● **GIVEN INFORMATION**:
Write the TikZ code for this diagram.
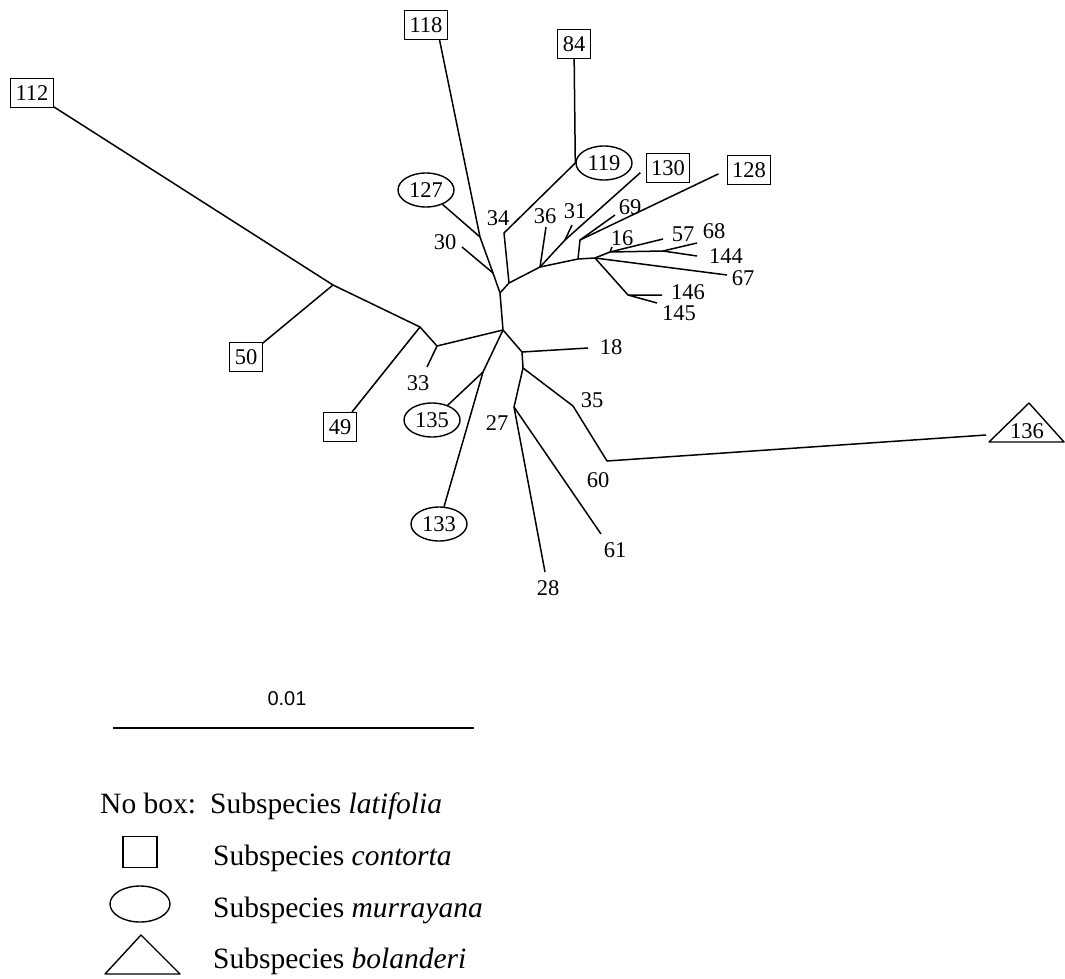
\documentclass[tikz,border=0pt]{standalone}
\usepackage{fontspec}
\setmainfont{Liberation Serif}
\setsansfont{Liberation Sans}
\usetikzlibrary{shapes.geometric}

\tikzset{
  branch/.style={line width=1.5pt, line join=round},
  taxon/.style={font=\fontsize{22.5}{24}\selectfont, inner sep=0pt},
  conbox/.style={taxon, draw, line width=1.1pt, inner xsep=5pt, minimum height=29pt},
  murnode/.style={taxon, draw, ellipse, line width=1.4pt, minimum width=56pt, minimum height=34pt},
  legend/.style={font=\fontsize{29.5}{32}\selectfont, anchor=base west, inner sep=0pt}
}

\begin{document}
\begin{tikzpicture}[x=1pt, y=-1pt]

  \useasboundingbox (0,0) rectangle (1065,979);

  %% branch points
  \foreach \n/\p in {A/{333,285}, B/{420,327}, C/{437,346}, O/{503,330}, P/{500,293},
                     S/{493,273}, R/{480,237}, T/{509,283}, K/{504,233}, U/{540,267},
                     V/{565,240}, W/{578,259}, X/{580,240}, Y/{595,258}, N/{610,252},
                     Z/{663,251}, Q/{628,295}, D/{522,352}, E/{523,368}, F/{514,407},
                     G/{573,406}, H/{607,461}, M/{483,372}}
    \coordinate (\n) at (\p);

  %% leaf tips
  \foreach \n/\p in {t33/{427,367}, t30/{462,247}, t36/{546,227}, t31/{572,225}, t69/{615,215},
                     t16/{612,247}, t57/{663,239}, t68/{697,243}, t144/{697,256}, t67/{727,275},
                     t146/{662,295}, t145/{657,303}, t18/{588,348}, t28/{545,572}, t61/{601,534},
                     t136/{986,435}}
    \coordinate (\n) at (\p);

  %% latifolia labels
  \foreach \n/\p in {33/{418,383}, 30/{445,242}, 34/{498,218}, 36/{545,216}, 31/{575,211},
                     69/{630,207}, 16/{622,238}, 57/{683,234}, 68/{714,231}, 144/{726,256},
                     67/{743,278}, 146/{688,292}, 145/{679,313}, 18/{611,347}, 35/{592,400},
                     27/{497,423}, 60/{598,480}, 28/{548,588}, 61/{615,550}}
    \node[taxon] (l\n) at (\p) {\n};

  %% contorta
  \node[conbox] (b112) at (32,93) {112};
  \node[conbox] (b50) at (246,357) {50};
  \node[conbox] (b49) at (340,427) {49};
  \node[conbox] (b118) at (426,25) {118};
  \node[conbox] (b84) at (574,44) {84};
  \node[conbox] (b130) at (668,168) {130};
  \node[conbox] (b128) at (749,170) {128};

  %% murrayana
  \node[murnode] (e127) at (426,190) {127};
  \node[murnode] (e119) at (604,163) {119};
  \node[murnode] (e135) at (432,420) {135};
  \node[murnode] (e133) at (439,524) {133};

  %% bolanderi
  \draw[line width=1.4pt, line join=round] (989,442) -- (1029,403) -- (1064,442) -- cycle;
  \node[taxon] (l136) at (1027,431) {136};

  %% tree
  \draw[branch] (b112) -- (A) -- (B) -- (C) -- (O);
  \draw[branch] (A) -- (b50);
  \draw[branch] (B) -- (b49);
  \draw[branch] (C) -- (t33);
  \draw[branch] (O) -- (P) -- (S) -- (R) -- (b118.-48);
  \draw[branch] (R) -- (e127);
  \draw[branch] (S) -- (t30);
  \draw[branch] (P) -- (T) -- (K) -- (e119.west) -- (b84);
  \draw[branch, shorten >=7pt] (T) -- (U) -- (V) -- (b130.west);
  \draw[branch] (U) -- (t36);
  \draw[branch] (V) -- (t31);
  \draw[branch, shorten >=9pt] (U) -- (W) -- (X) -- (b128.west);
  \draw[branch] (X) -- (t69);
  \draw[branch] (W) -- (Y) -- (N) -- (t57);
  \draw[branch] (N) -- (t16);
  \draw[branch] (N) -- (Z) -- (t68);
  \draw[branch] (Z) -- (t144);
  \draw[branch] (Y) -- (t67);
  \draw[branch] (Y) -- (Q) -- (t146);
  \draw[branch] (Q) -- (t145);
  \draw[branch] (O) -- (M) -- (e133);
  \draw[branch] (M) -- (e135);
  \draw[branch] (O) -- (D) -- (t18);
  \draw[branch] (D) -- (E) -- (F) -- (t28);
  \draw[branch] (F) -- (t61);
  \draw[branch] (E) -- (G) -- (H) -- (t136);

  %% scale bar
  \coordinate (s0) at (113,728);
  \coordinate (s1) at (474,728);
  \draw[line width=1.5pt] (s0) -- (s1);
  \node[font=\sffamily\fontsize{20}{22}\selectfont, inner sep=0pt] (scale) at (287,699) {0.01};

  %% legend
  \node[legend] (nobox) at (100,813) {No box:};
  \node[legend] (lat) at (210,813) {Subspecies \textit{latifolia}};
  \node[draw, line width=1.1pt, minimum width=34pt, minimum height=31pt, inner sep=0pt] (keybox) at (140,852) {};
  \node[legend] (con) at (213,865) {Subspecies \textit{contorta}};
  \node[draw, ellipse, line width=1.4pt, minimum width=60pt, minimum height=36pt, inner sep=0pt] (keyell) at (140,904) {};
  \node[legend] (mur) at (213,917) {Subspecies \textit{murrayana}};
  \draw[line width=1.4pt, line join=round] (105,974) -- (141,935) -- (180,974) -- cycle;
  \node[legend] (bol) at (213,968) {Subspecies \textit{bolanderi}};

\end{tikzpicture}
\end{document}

● **WHAT THE EXERCISE ASKS**: Quote in full the listing given above; the images are to be left out.

● **SOLUTION TO THIS TASK**:
Write the TikZ code for this diagram.
\documentclass[tikz,border=0pt]{standalone}
\usepackage{fontspec}
\setmainfont{Liberation Serif}
\setsansfont{Liberation Sans}
\usetikzlibrary{shapes.geometric}

\tikzset{
  branch/.style={line width=1.5pt, line join=round},
  taxon/.style={font=\fontsize{22.5}{24}\selectfont, inner sep=0pt},
  conbox/.style={taxon, draw, line width=1.1pt, inner xsep=5pt, minimum height=29pt},
  murnode/.style={taxon, draw, ellipse, line width=1.4pt, minimum width=56pt, minimum height=34pt},
  legend/.style={font=\fontsize{29.5}{32}\selectfont, anchor=base west, inner sep=0pt}
}

\begin{document}
\begin{tikzpicture}[x=1pt, y=-1pt]

  \useasboundingbox (0,0) rectangle (1065,979);

  %% branch points
  \foreach \n/\p in {A/{333,285}, B/{420,327}, C/{437,346}, O/{503,330}, P/{500,293},
                     S/{493,273}, R/{480,237}, T/{509,283}, K/{504,233}, U/{540,267},
                     V/{565,240}, W/{578,259}, X/{580,240}, Y/{595,258}, N/{610,252},
                     Z/{663,251}, Q/{628,295}, D/{522,352}, E/{523,368}, F/{514,407},
                     G/{573,406}, H/{607,461}, M/{483,372}}
    \coordinate (\n) at (\p);

  %% leaf tips
  \foreach \n/\p in {t33/{427,367}, t30/{462,247}, t36/{546,227}, t31/{572,225}, t69/{615,215},
                     t16/{612,247}, t57/{663,239}, t68/{697,243}, t144/{697,256}, t67/{727,275},
                     t146/{662,295}, t145/{657,303}, t18/{588,348}, t28/{545,572}, t61/{601,534},
                     t136/{986,435}}
    \coordinate (\n) at (\p);

  %% latifolia labels
  \foreach \n/\p in {33/{418,383}, 30/{445,242}, 34/{498,218}, 36/{545,216}, 31/{575,211},
                     69/{630,207}, 16/{622,238}, 57/{683,234}, 68/{714,231}, 144/{726,256},
                     67/{743,278}, 146/{688,292}, 145/{679,313}, 18/{611,347}, 35/{592,400},
                     27/{497,423}, 60/{598,480}, 28/{548,588}, 61/{615,550}}
    \node[taxon] (l\n) at (\p) {\n};

  %% contorta
  \node[conbox] (b112) at (32,93) {112};
  \node[conbox] (b50) at (246,357) {50};
  \node[conbox] (b49) at (340,427) {49};
  \node[conbox] (b118) at (426,25) {118};
  \node[conbox] (b84) at (574,44) {84};
  \node[conbox] (b130) at (668,168) {130};
  \node[conbox] (b128) at (749,170) {128};

  %% murrayana
  \node[murnode] (e127) at (426,190) {127};
  \node[murnode] (e119) at (604,163) {119};
  \node[murnode] (e135) at (432,420) {135};
  \node[murnode] (e133) at (439,524) {133};

  %% bolanderi
  \draw[line width=1.4pt, line join=round] (989,442) -- (1029,403) -- (1064,442) -- cycle;
  \node[taxon] (l136) at (1027,431) {136};

  %% tree
  \draw[branch] (b112) -- (A) -- (B) -- (C) -- (O);
  \draw[branch] (A) -- (b50);
  \draw[branch] (B) -- (b49);
  \draw[branch] (C) -- (t33);
  \draw[branch] (O) -- (P) -- (S) -- (R) -- (b118.-48);
  \draw[branch] (R) -- (e127);
  \draw[branch] (S) -- (t30);
  \draw[branch] (P) -- (T) -- (K) -- (e119.west) -- (b84);
  \draw[branch, shorten >=7pt] (T) -- (U) -- (V) -- (b130.west);
  \draw[branch] (U) -- (t36);
  \draw[branch] (V) -- (t31);
  \draw[branch, shorten >=9pt] (U) -- (W) -- (X) -- (b128.west);
  \draw[branch] (X) -- (t69);
  \draw[branch] (W) -- (Y) -- (N) -- (t57);
  \draw[branch] (N) -- (t16);
  \draw[branch] (N) -- (Z) -- (t68);
  \draw[branch] (Z) -- (t144);
  \draw[branch] (Y) -- (t67);
  \draw[branch] (Y) -- (Q) -- (t146);
  \draw[branch] (Q) -- (t145);
  \draw[branch] (O) -- (M) -- (e133);
  \draw[branch] (M) -- (e135);
  \draw[branch] (O) -- (D) -- (t18);
  \draw[branch] (D) -- (E) -- (F) -- (t28);
  \draw[branch] (F) -- (t61);
  \draw[branch] (E) -- (G) -- (H) -- (t136);

  %% scale bar
  \coordinate (s0) at (113,728);
  \coordinate (s1) at (474,728);
  \draw[line width=1.5pt] (s0) -- (s1);
  \node[font=\sffamily\fontsize{20}{22}\selectfont, inner sep=0pt] (scale) at (287,699) {0.01};

  %% legend
  \node[legend] (nobox) at (100,813) {No box:};
  \node[legend] (lat) at (210,813) {Subspecies \textit{latifolia}};
  \node[draw, line width=1.1pt, minimum width=34pt, minimum height=31pt, inner sep=0pt] (keybox) at (140,852) {};
  \node[legend] (con) at (213,865) {Subspecies \textit{contorta}};
  \node[draw, ellipse, line width=1.4pt, minimum width=60pt, minimum height=36pt, inner sep=0pt] (keyell) at (140,904) {};
  \node[legend] (mur) at (213,917) {Subspecies \textit{murrayana}};
  \draw[line width=1.4pt, line join=round] (105,974) -- (141,935) -- (180,974) -- cycle;
  \node[legend] (bol) at (213,968) {Subspecies \textit{bolanderi}};

\end{tikzpicture}
\end{document}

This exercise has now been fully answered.